### Work required
Nothing outside the lines from the one containing "Convert this chart to matplotlib code." down to the one containing "ax.plot(t, r, color='black', lw=1.0)" belongs in the copy; print that span exactly, both ends included, with pictures removed.

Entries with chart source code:
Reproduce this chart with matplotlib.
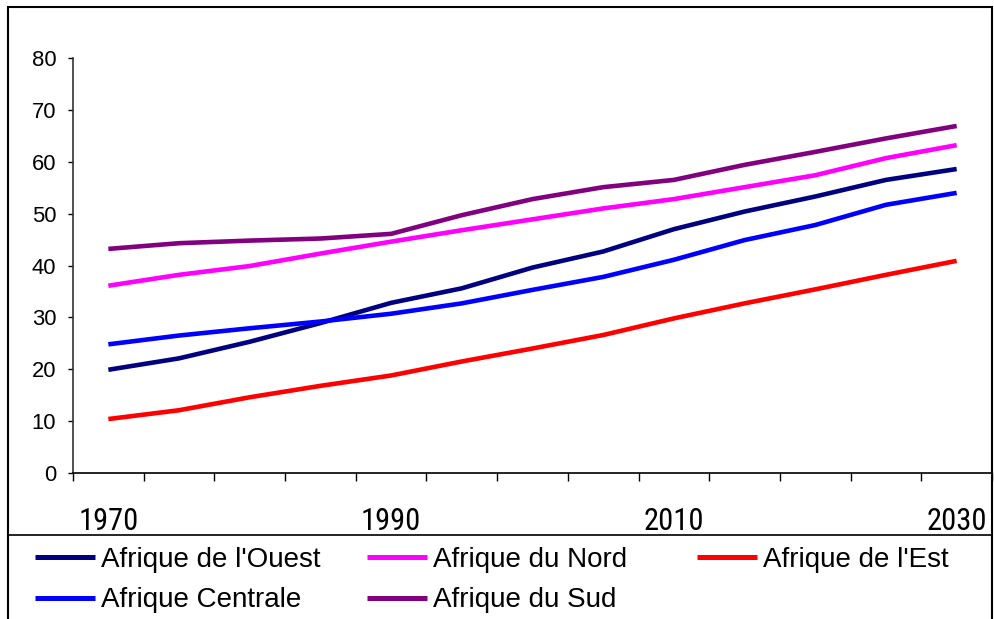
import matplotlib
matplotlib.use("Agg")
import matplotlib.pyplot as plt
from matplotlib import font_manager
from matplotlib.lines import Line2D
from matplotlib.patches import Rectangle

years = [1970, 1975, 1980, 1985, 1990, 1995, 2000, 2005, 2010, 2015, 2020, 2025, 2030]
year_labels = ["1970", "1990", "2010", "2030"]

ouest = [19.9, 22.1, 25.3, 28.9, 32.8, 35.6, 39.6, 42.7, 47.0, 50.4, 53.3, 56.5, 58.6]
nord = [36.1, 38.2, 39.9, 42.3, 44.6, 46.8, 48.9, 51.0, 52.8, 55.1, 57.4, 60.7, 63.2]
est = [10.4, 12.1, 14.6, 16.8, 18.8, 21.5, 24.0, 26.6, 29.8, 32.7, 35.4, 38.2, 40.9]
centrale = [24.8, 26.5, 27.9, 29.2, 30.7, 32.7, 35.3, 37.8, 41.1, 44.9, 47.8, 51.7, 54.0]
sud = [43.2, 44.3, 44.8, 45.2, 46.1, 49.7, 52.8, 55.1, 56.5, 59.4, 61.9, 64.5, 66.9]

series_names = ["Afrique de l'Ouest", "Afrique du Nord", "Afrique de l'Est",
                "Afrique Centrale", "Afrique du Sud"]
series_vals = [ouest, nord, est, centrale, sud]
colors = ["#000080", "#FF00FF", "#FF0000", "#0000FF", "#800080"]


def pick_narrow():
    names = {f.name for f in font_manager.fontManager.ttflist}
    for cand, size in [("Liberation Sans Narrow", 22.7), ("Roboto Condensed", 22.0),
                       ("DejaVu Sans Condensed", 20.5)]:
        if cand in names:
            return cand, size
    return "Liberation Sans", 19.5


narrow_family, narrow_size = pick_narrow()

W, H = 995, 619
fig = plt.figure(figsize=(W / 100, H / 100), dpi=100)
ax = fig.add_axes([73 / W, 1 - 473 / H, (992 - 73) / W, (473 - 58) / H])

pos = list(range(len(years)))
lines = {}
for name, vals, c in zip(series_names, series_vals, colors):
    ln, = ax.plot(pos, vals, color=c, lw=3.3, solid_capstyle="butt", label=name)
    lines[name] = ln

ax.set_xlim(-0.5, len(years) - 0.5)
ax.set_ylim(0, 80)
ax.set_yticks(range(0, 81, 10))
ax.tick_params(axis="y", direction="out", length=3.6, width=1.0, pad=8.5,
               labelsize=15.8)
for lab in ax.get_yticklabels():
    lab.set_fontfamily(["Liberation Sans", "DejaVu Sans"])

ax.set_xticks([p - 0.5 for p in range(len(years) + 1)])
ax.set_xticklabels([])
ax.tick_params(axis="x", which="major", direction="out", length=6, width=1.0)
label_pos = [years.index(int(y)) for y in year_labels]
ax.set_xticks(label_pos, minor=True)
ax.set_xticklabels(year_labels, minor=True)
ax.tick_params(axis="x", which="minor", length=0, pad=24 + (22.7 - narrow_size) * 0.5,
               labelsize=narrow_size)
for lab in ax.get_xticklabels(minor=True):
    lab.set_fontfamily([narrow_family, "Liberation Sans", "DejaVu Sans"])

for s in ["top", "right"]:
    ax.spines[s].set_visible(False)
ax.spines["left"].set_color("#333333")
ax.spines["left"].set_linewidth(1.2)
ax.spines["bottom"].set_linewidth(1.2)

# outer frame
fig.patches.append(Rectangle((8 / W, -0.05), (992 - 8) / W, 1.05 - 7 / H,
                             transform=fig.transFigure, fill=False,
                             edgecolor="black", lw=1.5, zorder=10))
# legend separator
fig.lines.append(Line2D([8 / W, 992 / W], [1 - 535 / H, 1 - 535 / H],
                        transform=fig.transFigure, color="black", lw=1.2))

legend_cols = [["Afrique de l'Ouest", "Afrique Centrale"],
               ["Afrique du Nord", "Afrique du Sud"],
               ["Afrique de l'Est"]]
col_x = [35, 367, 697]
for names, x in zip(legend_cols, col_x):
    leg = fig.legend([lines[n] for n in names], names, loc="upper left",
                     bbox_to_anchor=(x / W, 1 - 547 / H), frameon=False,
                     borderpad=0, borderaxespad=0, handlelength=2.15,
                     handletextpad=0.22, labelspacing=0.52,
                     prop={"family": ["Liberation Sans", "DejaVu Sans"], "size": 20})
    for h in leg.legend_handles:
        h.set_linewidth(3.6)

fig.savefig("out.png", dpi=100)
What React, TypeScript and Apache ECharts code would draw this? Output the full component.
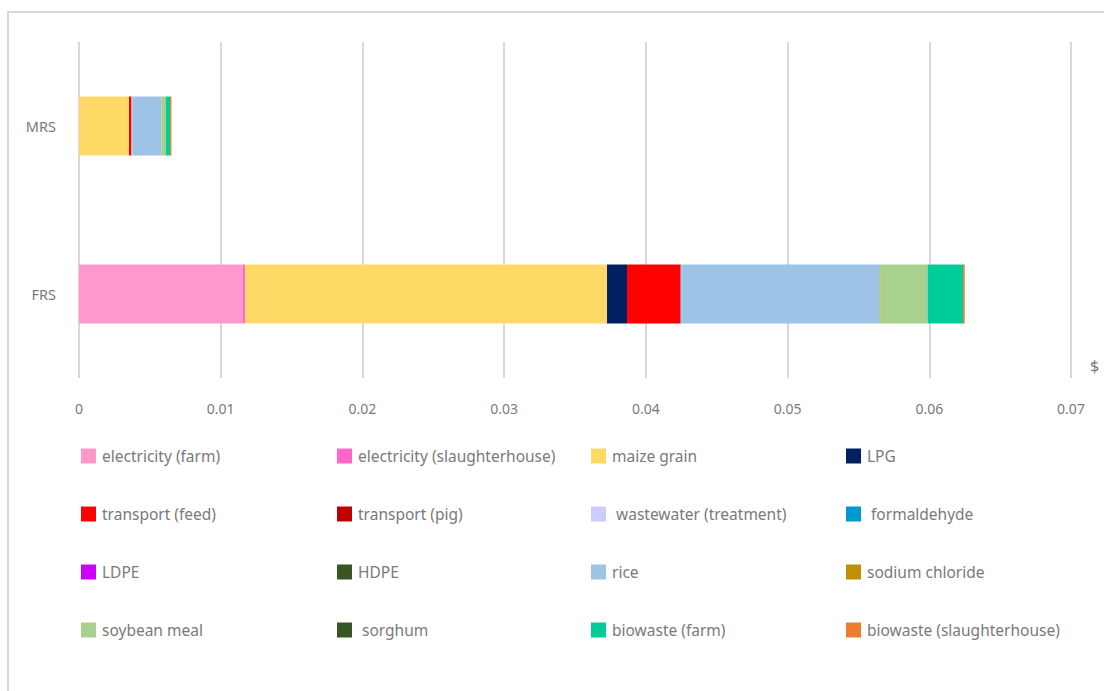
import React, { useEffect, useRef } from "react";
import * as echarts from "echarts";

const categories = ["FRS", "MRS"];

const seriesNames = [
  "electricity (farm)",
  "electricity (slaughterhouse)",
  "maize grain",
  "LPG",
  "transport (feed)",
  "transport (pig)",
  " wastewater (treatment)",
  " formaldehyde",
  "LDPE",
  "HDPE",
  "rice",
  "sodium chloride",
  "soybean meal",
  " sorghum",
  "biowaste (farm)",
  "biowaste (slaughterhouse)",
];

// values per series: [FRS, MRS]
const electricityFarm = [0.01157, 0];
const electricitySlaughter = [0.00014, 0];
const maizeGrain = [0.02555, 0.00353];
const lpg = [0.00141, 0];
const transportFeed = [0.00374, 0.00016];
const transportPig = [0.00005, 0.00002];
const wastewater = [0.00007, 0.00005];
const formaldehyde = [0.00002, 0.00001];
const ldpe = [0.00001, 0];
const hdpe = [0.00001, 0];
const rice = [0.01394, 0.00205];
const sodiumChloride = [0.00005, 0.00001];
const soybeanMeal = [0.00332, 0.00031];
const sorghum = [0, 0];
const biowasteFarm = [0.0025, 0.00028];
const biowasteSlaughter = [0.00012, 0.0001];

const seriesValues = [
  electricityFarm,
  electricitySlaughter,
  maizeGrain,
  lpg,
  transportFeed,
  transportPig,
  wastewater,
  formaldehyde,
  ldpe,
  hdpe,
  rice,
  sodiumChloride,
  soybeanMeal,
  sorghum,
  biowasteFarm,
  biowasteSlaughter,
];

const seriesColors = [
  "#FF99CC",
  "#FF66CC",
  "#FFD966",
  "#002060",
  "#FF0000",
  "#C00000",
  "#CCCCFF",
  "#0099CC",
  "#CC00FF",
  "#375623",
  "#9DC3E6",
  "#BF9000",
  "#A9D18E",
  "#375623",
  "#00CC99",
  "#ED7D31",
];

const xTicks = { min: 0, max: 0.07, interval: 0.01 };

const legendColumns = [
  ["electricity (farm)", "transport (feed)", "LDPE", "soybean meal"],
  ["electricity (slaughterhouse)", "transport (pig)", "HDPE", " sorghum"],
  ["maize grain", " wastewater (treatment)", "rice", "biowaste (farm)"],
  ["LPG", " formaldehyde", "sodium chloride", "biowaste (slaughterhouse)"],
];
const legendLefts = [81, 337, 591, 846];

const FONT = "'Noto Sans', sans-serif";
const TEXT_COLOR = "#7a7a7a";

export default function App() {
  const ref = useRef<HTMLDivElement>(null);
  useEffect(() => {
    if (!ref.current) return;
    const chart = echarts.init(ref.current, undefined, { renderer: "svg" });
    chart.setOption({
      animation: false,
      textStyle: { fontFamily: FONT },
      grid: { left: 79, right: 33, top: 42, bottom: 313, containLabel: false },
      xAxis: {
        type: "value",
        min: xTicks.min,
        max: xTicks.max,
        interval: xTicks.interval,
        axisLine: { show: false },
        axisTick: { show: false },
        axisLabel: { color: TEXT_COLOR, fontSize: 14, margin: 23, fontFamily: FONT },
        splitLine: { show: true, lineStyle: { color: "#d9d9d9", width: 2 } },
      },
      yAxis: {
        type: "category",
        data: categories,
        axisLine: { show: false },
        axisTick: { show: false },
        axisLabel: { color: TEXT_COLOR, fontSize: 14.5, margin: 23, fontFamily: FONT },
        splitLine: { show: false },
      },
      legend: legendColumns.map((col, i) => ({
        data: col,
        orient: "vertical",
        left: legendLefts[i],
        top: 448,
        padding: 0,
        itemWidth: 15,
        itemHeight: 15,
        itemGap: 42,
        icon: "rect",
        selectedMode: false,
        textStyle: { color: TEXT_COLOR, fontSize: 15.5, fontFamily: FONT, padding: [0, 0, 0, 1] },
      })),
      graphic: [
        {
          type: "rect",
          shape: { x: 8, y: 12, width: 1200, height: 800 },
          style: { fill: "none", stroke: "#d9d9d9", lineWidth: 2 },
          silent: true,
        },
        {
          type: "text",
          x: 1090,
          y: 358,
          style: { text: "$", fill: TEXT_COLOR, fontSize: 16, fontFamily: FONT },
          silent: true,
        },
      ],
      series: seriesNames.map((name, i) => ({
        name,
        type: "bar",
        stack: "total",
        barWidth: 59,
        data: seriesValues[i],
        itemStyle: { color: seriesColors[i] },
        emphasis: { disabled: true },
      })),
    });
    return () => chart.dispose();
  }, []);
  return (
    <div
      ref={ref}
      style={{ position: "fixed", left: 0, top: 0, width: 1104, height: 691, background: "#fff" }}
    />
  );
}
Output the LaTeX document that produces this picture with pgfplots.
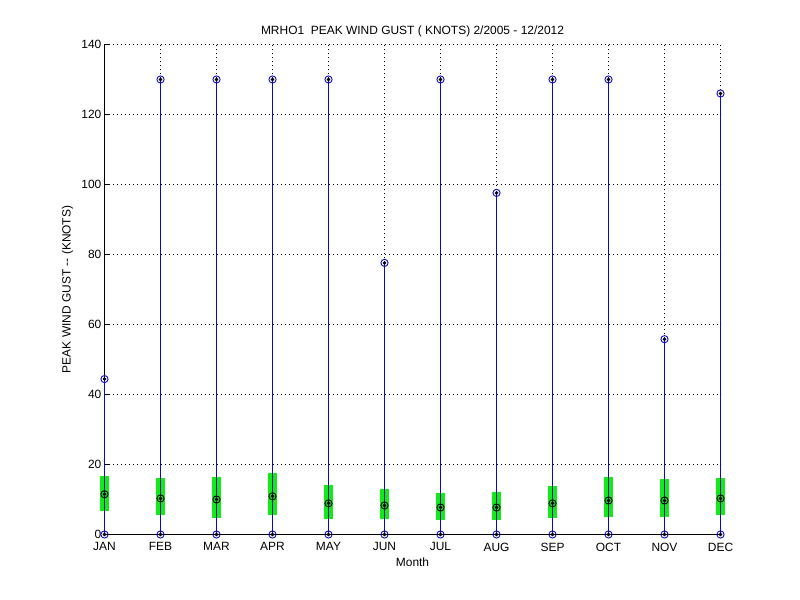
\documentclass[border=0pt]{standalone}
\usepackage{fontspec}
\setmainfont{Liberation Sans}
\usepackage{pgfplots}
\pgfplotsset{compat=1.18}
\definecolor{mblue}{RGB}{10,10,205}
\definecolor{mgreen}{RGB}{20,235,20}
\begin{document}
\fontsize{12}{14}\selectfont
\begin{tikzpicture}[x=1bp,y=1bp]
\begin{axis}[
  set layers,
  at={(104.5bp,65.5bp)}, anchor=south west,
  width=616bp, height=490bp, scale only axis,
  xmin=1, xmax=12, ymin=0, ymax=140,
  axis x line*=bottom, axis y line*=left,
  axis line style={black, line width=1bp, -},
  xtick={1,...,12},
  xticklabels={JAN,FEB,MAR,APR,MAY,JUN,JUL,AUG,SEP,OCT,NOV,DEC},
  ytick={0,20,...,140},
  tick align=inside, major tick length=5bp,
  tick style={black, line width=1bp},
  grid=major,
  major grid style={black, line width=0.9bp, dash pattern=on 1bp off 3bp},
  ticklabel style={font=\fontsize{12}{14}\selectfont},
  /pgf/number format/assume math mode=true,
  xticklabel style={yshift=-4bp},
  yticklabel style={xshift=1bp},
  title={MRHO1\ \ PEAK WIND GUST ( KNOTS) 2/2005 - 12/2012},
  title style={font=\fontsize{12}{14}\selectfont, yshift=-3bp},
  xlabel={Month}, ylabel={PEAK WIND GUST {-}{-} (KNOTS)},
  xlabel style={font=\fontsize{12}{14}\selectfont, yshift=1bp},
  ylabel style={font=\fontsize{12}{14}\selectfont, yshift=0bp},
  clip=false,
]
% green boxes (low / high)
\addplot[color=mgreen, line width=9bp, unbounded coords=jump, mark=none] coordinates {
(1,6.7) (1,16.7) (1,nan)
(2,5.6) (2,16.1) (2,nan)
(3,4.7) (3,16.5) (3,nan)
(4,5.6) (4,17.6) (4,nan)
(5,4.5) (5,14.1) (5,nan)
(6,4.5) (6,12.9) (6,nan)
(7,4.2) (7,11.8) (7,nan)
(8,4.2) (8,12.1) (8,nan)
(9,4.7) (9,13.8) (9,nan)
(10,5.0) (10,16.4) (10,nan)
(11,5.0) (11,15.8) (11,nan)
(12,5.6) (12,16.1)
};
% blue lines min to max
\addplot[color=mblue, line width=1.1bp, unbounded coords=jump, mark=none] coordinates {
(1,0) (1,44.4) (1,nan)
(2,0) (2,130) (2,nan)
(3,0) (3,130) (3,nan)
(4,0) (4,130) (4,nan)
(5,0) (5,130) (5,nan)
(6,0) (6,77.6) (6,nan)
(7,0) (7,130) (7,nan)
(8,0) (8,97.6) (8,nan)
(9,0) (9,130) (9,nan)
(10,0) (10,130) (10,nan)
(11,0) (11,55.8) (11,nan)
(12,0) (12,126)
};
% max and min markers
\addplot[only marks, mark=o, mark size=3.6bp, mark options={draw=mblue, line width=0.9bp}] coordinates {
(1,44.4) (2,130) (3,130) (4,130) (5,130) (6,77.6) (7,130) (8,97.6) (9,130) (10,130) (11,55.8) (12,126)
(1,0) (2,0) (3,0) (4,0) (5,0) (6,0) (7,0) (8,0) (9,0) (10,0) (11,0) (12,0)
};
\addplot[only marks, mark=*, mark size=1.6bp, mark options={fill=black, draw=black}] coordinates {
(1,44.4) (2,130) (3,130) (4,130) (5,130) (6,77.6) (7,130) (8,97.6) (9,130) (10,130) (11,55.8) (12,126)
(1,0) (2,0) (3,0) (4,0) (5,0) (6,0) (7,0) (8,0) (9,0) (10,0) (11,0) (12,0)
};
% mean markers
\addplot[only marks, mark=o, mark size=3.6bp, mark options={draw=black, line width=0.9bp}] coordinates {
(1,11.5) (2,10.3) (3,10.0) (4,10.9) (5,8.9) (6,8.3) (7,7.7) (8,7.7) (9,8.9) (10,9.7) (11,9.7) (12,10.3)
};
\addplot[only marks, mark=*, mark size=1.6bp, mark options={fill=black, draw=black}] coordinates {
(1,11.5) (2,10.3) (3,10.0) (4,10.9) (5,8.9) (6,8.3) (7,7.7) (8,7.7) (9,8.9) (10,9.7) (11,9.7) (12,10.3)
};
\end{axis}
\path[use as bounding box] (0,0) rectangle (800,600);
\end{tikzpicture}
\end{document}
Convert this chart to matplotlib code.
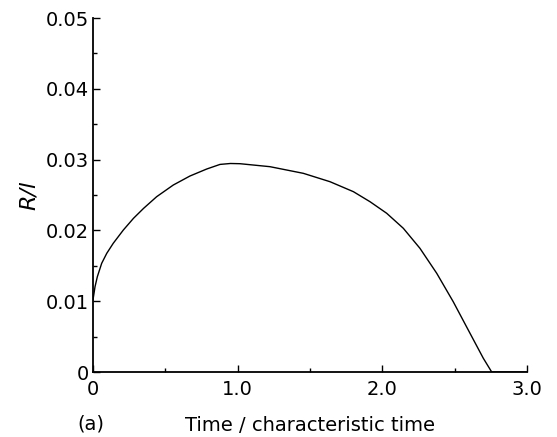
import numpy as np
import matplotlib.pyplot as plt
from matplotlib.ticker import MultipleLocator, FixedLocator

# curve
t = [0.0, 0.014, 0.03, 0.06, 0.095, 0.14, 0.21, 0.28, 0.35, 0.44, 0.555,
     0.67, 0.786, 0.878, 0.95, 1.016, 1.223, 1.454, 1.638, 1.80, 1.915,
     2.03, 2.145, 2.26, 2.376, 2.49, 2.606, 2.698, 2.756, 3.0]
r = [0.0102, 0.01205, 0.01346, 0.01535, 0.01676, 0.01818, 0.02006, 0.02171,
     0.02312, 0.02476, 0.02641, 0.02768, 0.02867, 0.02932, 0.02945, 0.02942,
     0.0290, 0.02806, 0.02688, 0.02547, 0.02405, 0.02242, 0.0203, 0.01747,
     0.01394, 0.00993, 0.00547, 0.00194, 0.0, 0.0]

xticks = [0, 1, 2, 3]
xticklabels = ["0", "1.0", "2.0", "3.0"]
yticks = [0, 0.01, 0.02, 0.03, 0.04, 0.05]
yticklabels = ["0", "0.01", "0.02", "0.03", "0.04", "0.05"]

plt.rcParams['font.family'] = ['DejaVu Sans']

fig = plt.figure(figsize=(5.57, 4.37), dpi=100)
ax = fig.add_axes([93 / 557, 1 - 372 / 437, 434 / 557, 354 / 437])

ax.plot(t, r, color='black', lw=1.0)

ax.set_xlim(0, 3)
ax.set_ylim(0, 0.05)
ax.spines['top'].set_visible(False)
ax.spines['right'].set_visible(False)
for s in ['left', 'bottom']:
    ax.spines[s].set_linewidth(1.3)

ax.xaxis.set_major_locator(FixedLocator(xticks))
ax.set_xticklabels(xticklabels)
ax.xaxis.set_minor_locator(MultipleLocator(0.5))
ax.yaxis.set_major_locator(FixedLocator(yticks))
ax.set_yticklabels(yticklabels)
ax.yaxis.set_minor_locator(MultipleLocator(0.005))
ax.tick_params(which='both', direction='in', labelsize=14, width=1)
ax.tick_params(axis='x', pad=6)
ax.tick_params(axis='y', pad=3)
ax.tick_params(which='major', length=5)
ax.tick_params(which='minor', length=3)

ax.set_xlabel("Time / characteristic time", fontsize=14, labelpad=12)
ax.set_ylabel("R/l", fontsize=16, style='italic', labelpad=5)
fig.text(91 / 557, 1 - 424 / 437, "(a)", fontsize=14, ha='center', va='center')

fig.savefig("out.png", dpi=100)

### Result of this task
Convert this chart to matplotlib code.
import numpy as np
import matplotlib.pyplot as plt
from matplotlib.ticker import MultipleLocator, FixedLocator

# curve
t = [0.0, 0.014, 0.03, 0.06, 0.095, 0.14, 0.21, 0.28, 0.35, 0.44, 0.555,
     0.67, 0.786, 0.878, 0.95, 1.016, 1.223, 1.454, 1.638, 1.80, 1.915,
     2.03, 2.145, 2.26, 2.376, 2.49, 2.606, 2.698, 2.756, 3.0]
r = [0.0102, 0.01205, 0.01346, 0.01535, 0.01676, 0.01818, 0.02006, 0.02171,
     0.02312, 0.02476, 0.02641, 0.02768, 0.02867, 0.02932, 0.02945, 0.02942,
     0.0290, 0.02806, 0.02688, 0.02547, 0.02405, 0.02242, 0.0203, 0.01747,
     0.01394, 0.00993, 0.00547, 0.00194, 0.0, 0.0]

xticks = [0, 1, 2, 3]
xticklabels = ["0", "1.0", "2.0", "3.0"]
yticks = [0, 0.01, 0.02, 0.03, 0.04, 0.05]
yticklabels = ["0", "0.01", "0.02", "0.03", "0.04", "0.05"]

plt.rcParams['font.family'] = ['DejaVu Sans']

fig = plt.figure(figsize=(5.57, 4.37), dpi=100)
ax = fig.add_axes([93 / 557, 1 - 372 / 437, 434 / 557, 354 / 437])

ax.plot(t, r, color='black', lw=1.0)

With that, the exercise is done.